[Python-Dev] Reserve ':=' for type-inferred variable initialization (was PEP 572)

Steven D'Aprano steve at pearwood.info
Thu Apr 26 20:36:05 EDT 2018


Hi Fatty, and welcome!

On Thu, Apr 26, 2018 at 08:00:55PM +0200, Fatty Morgan wrote:

> The natural interpretation of 'name := expr' is a PEP 526
> type-annotated variable initialization 'name : T = expr' with the
> type annotation T omitted, the tokens ':' and '=' coalesced, and
> the implied type T inferred as 'type(expr)'.

I'm not sure why you say that is the "natural" interpretation, 
unless you're saying that Guido, Chris, myself and dozens of other 
people taking part of this conversation are unnatural, since none of us 
thought of that interpretation *smiles*

The := token is the second most common assignment operator in 
programming languages, behind only = single equals sign. For those of us 
who were raised on Pascal, it is entirely natural to use = for equality 
tests and := for assignment, and languages that use == for equality are 
the ones which are weird.

Since type-annotations are still only used by a small proportion of 
Python code and Python developers, I doubt that they will jump to the 
interpretation of "explicit type hint with no type given".

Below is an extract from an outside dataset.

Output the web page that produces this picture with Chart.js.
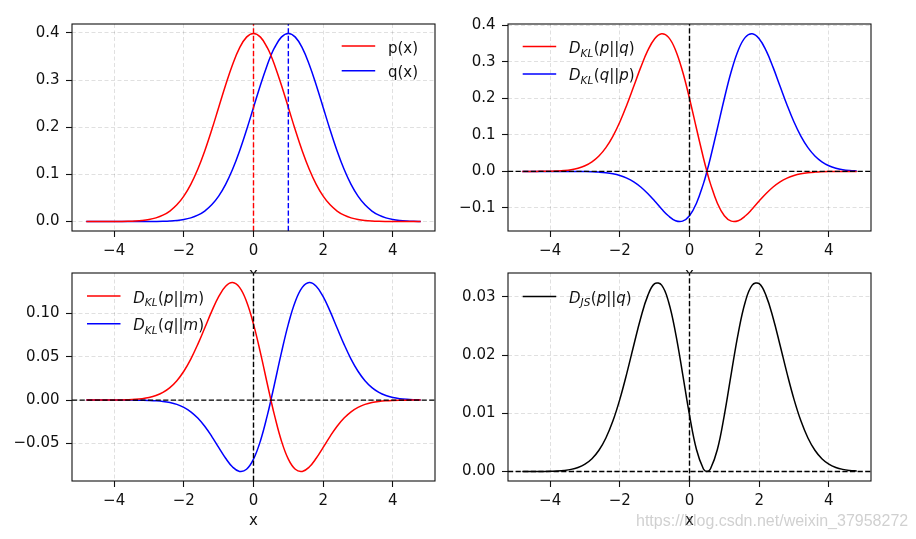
<!DOCTYPE html>
<html>
<head>
<meta charset="utf-8">
<script src="https://cdn.jsdelivr.net/npm/chart.js@4/dist/chart.umd.min.js"></script>
<style>
  html, body { margin: 0; padding: 0; background: #fff; }
  #wrap { position: relative; width: 916px; height: 539px; overflow: hidden; background: #fff; }
  canvas { position: absolute; }
  #wm { position: absolute; left: 636px; top: 512px; font: 16px 'Liberation Sans', Arial, sans-serif; line-height: 17px;
        color: rgba(150,150,150,0.45); white-space: nowrap; z-index: 10; }
</style>
</head>
<body>
<div id="wrap">
  <canvas id="cTL" width="458" height="300" style="left:0px;top:0px;z-index:1"></canvas>
  <canvas id="cTR" width="466" height="300" style="left:450px;top:0px;z-index:1"></canvas>
  <canvas id="cBL" width="458" height="289" style="left:0px;top:250px;z-index:2"></canvas>
  <canvas id="cBR" width="466" height="289" style="left:450px;top:250px;z-index:2"></canvas>
  <div id="wm">https://blog.csdn.net/weixin_37958272</div>
</div>
<script>
// ---------------- data ----------------
const xs = [-4.8,-4.6,-4.4,-4.2,-4.0,-3.8,-3.6,-3.4,-3.2,-3.0,-2.8,-2.6,-2.4,-2.2,-2.0,-1.8,-1.6,-1.4,-1.2,-1.0,-0.8,-0.6,-0.4,-0.2,
            0.0,0.2,0.4,0.5,0.6,0.8,1.0,1.2,1.4,1.6,1.8,2.0,2.2,2.4,2.6,2.8,3.0,3.2,3.4,3.6,3.8,4.0,4.2,4.4,4.6,4.8];

const pX = [0.000004,0.00001,0.000025,0.000059,0.000134,0.000292,0.000612,0.001232,0.002384,0.004432,0.007915,0.013583,0.022395,0.035475,0.053991,0.07895,0.110921,0.149727,0.194186,0.241971,0.289692,0.333225,0.36827,0.391043,
            0.398942,0.391043,0.36827,0.352065,0.333225,0.289692,0.241971,0.194186,0.149727,0.110921,0.07895,0.053991,0.035475,0.022395,0.013583,0.007915,0.004432,0.002384,0.001232,0.000612,0.000292,0.000134,0.000059,0.000025,0.00001,0.000004];

const qX = [0,0,0,0.000001,0.000001,0.000004,0.00001,0.000025,0.000059,0.000134,0.000292,0.000612,0.001232,0.002384,0.004432,0.007915,0.013583,0.022395,0.035475,0.053991,0.07895,0.110921,0.149727,0.194186,
            0.241971,0.289692,0.333225,0.352065,0.36827,0.391043,0.398942,0.391043,0.36827,0.333225,0.289692,0.241971,0.194186,0.149727,0.110921,0.07895,0.053991,0.035475,0.022395,0.013583,0.007915,0.004432,0.002384,0.001232,0.000612,0.000292];

const klPQ = [0.000021,0.000052,0.000122,0.000277,0.000603,0.001256,0.002509,0.004805,0.008821,0.015512,0.02612,0.042107,0.064946,0.095783,0.134978,0.181585,0.232934,0.284481,0.330116,0.362957,0.3766,0.366548,0.331443,0.27373,
              0.199471,0.117313,0.036827,0,-0.033323,-0.086908,-0.120986,-0.13593,-0.134754,-0.122013,-0.102635,-0.080987,-0.060308,-0.042551,-0.028524,-0.018205,-0.01108,-0.006437,-0.003573,-0.001897,-0.000964,-0.000469,-0.000218,-0.000097,-0.000041,-0.000017];

const klQP = [-0.0000001,-0.0000003,-0.0000009,-0.0000025,-0.0000067,-0.000017,-0.000041,-0.000097,-0.000218,-0.000469,-0.000964,-0.001897,-0.003573,-0.006437,-0.01108,-0.018205,-0.028524,-0.042551,-0.060308,-0.080987,-0.102635,-0.122013,-0.134754,-0.13593,
              -0.120986,-0.086908,-0.033323,0,0.036827,0.117313,0.199471,0.27373,0.331443,0.366548,0.3766,0.362957,0.330116,0.284481,0.232934,0.181585,0.134978,0.095783,0.064946,0.042107,0.02612,0.015512,0.008821,0.004805,0.002509,0.001256];

const klPM = [0.0000027,0.0000069,0.0000171,0.0000403,0.0000914,0.0001985,0.000414,0.000829,0.001594,0.00294,0.0052,0.008816,0.014323,0.022282,0.033164,0.047181,0.064071,0.082913,0.102017,0.118985,0.130981,0.135227,0.129628,0.113386,
              0.087396,0.054274,0.017952,0,-0.017079,-0.046701,-0.067977,-0.079624,-0.082051,-0.077,-0.066939,-0.054437,-0.04167,-0.030149,-0.020678,-0.013475,-0.008358,-0.004939,-0.002785,-0.0015,-0.000772,-0.00038,-0.000179,-0.0000803,-0.0000346,-0.0000143];

const klQM = [-0.0000001,-0.0000003,-0.0000008,-0.0000022,-0.0000057,-0.0000143,-0.0000346,-0.0000803,-0.000179,-0.00038,-0.000772,-0.0015,-0.002785,-0.004939,-0.008358,-0.013475,-0.020678,-0.030149,-0.04167,-0.054437,-0.066939,-0.077,-0.082051,-0.079624,
              -0.067977,-0.046701,-0.017079,0,0.017952,0.054274,0.087396,0.113386,0.129628,0.135227,0.130981,0.118985,0.102017,0.082913,0.064071,0.047181,0.033164,0.022282,0.014323,0.008816,0.0052,0.00294,0.001594,0.000829,0.000414,0.0001985];

const jsPQ = [0.0000013,0.0000033,0.0000082,0.0000191,0.0000429,0.0000921,0.00019,0.000374,0.000708,0.00128,0.002214,0.003658,0.005769,0.008672,0.012403,0.016853,0.021697,0.026382,0.030174,0.032274,0.032021,0.029114,0.023789,0.016881,
              0.00971,0.003787,0.000437,0,0.000437,0.003787,0.00971,0.016881,0.023789,0.029114,0.032021,0.032274,0.030174,0.026382,0.021697,0.016853,0.012403,0.008672,0.005769,0.003658,0.002214,0.00128,0.000708,0.000374,0.00019,0.0000921];

// tick labels
const xTicks  = [-4, -2, 0, 2, 4];
const yTicksTL = [0.0, 0.1, 0.2, 0.3, 0.4];
const yTicksTR = [-0.1, 0.0, 0.1, 0.2, 0.3, 0.4];
const yTicksBL = [-0.05, 0.00, 0.05, 0.10];
const yTicksBR = [0.00, 0.01, 0.02, 0.03];

// legend labels
const labelsTL = ['p(x)', 'q(x)'];
const labelsTR = ['$D_{KL}(p||q)$', '$D_{KL}(q||p)$'];
const labelsBL = ['$D_{KL}(p||m)$', '$D_{KL}(q||m)$'];
const labelsBR = ['$D_{JS}(p||q)$'];

// reference (dashed) lines
const vLinesTL = [0, 1];
const vLinesOther = [0];
const hLinesOther = [0];

// ---------------- drawing helpers ----------------
const FAM = "'DejaVu Sans', sans-serif";
const FS = 15;
const TXT = '#111';
const RED = '#ff0000', BLUE = '#0000ff', BLACK = '#000000';

function fmt(v, dec) {
  const s = Math.abs(v).toFixed(dec);
  return (v < -1e-12 ? '\u2212' : '') + s;
}

function drawLabel(ctx, s, x, base) {
  ctx.save();
  ctx.fillStyle = TXT; ctx.textBaseline = 'alphabetic'; ctx.textAlign = 'left';
  if (s[0] !== '$') { ctx.font = FS + 'px ' + FAM; ctx.fillText(s, x, base); ctx.restore(); return; }
  const body = s.slice(1, -1);
  let cx = x, i = 0;
  const put = (t, italic, size, dy) => {
    ctx.font = (italic ? 'italic ' : '') + size + 'px ' + FAM;
    ctx.fillText(t, cx, base + dy);
    cx += ctx.measureText(t).width;
  };
  while (i < body.length) {
    const c = body[i];
    if (c === '_' && body[i + 1] === '{') {
      const j = body.indexOf('}', i);
      put(body.slice(i + 2, j), true, FS * 0.7, 3.4);
      cx += 0.5;
      i = j + 1; continue;
    }
    put(c, /[A-Za-z]/.test(c), FS, 0);
    i++;
  }
  ctx.restore();
}

const framePlugin = {
  id: 'frame',
  beforeDraw(chart) {
    const {ctx, chartArea: a} = chart;
    ctx.save(); ctx.fillStyle = '#fff';
    ctx.fillRect(a.left, a.top, a.right - a.left, a.bottom - a.top);
    ctx.restore();
  },
  afterDatasetsDraw(chart, args, o) {
    const {ctx, chartArea: a} = chart;
    const sx = chart.scales.x, sy = chart.scales.y;
    ctx.save();
    ctx.beginPath(); ctx.rect(a.left, a.top, a.right - a.left, a.bottom - a.top); ctx.clip();
    ctx.lineWidth = 1.4; ctx.setLineDash([5.2, 2.4]);
    (o.vlines || []).forEach((v, k) => {
      const px = sx.getPixelForValue(v);
      ctx.strokeStyle = o.vcolors[k];
      ctx.beginPath(); ctx.moveTo(px, a.bottom); ctx.lineTo(px, a.top); ctx.stroke();
    });
    (o.hlines || []).forEach((v, k) => {
      const py = sy.getPixelForValue(v);
      ctx.strokeStyle = o.hcolors[k];
      ctx.beginPath(); ctx.moveTo(a.left, py); ctx.lineTo(a.right, py); ctx.stroke();
    });
    ctx.restore();
    // legend (no frame, like the reference)
    const lx = o.legendRight ? a.right - o.legendDx : a.left + o.legendDx;
    const ly = a.top + o.legendDy;
    o.labels.forEach((lab, k) => {
      const y = ly + k * o.legendStep;
      ctx.save();
      ctx.strokeStyle = o.colors[k]; ctx.lineWidth = 1.5; ctx.setLineDash([]);
      ctx.beginPath(); ctx.moveTo(lx, y); ctx.lineTo(lx + 33.5, y); ctx.stroke();
      ctx.restore();
      drawLabel(ctx, lab, lx + 46.3, y + 6.5);
    });
    // axes frame
    ctx.save();
    ctx.strokeStyle = '#111'; ctx.lineWidth = 1.1; ctx.setLineDash([]);
    ctx.strokeRect(a.left, a.top, a.right - a.left, a.bottom - a.top);
    ctx.restore();
  }
};

function series(arr, color) {
  return {
    data: xs.map((x, i) => ({x: x, y: arr[i]})),
    borderColor: color, borderWidth: 1.5, pointRadius: 0, tension: 0.4, fill: false
  };
}

function makeChart(id, datasets, yMin, yMax, yTicks, yDec, yWidth, xHeight, pad, frameOpts) {
  const font = {family: FAM, size: FS};
  return new Chart(document.getElementById(id), {
    type: 'line',
    data: {datasets: datasets},
    options: {
      responsive: false, animation: false, events: [],
      layout: {padding: pad},
      plugins: {legend: {display: false}, tooltip: {enabled: false}, frame: frameOpts},
      scales: {
        x: {
          type: 'linear', min: -5.21, max: 5.21,
          afterBuildTicks: s => { s.ticks = xTicks.map(v => ({value: v})); },
          afterFit: s => { s.height = xHeight; },
          grid: {color: 'rgba(0,0,0,0.12)', lineWidth: 1, tickColor: '#111', tickWidth: 1.1, tickLength: 6, tickBorderDash: []},
          border: {display: false, dash: [4, 2.5]},
          ticks: {font: font, color: TXT, padding: 5.5, maxRotation: 0, autoSkip: false, callback: v => fmt(v, 0)},
          title: {display: true, text: 'x', font: font, color: TXT, padding: 0}
        },
        y: {
          type: 'linear', min: yMin, max: yMax,
          afterBuildTicks: s => { s.ticks = yTicks.map(v => ({value: v})); },
          afterFit: s => { s.width = yWidth; },
          grid: {color: 'rgba(0,0,0,0.12)', lineWidth: 1, tickColor: '#111', tickWidth: 1.1, tickLength: 6, tickBorderDash: []},
          border: {display: false, dash: [4, 2.5]},
          ticks: {font: font, color: TXT, padding: 6.5, autoSkip: false, callback: v => fmt(v, yDec)}
        }
      }
    },
    plugins: [framePlugin]
  });
}

// top-left: p(x), q(x)
makeChart('cTL', [series(pX, RED), series(qX, BLUE)], -0.01995, 0.4189, yTicksTL, 1, 72, 53,
  {left: 0, top: 24, right: 23, bottom: 16},
  {vlines: vLinesTL, vcolors: [RED, BLUE], hlines: [], hcolors: [],
   labels: labelsTL, colors: [RED, BLUE], legendRight: true, legendDx: 93.3, legendDy: 22, legendStep: 24.7});

// top-right: KL(p||q), KL(q||p)
makeChart('cTR', [series(klPQ, RED), series(klQP, BLUE)], -0.1629, 0.4031, yTicksTR, 1, 58, 53,
  {left: 0, top: 24, right: 45, bottom: 16},
  {vlines: vLinesOther, vcolors: [BLACK], hlines: hLinesOther, hcolors: [BLACK],
   labels: labelsTR, colors: [RED, BLUE], legendRight: false, legendDx: 14.7, legendDy: 22.6, legendStep: 27.3});

// bottom-left: KL(p||m), KL(q||m)
makeChart('cBL', [series(klPM, RED), series(klQM, BLUE)], -0.0931, 0.1462, yTicksBL, 2, 72, 49,
  {left: 0, top: 23, right: 23, bottom: 9},
  {vlines: vLinesOther, vcolors: [BLACK], hlines: hLinesOther, hcolors: [BLACK],
   labels: labelsBL, colors: [RED, BLUE], legendRight: false, legendDx: 15, legendDy: 23, legendStep: 27.7});

// bottom-right: JS(p||q)
makeChart('cBR', [series(jsPQ, BLACK)], -0.00162, 0.0341, yTicksBR, 2, 58, 49,
  {left: 0, top: 23, right: 45, bottom: 9},
  {vlines: vLinesOther, vcolors: [BLACK], hlines: hLinesOther, hcolors: [BLACK],
   labels: labelsBR, colors: [BLACK], legendRight: false, legendDx: 14.7, legendDy: 23.4, legendStep: 27.3});
</script>
</body>
</html>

If the type-checker can infer the type of the expression, there's no 
need to use the colon at all.

    name := expression  # can infer type here
    name = expression  # why not just infer the type here?

So using : Type without the type is entirely unnecessary. The colon is 
only needed when you have to specify a type manually.

Your comments about some entirely hypothetical "Python with enforced 
static typing" are interesting but so blue-sky that I honestly doubt 
that there's any point in discussing them now. We're focused on Python 
3.8 and 3.9, not Python 5 or Python 6.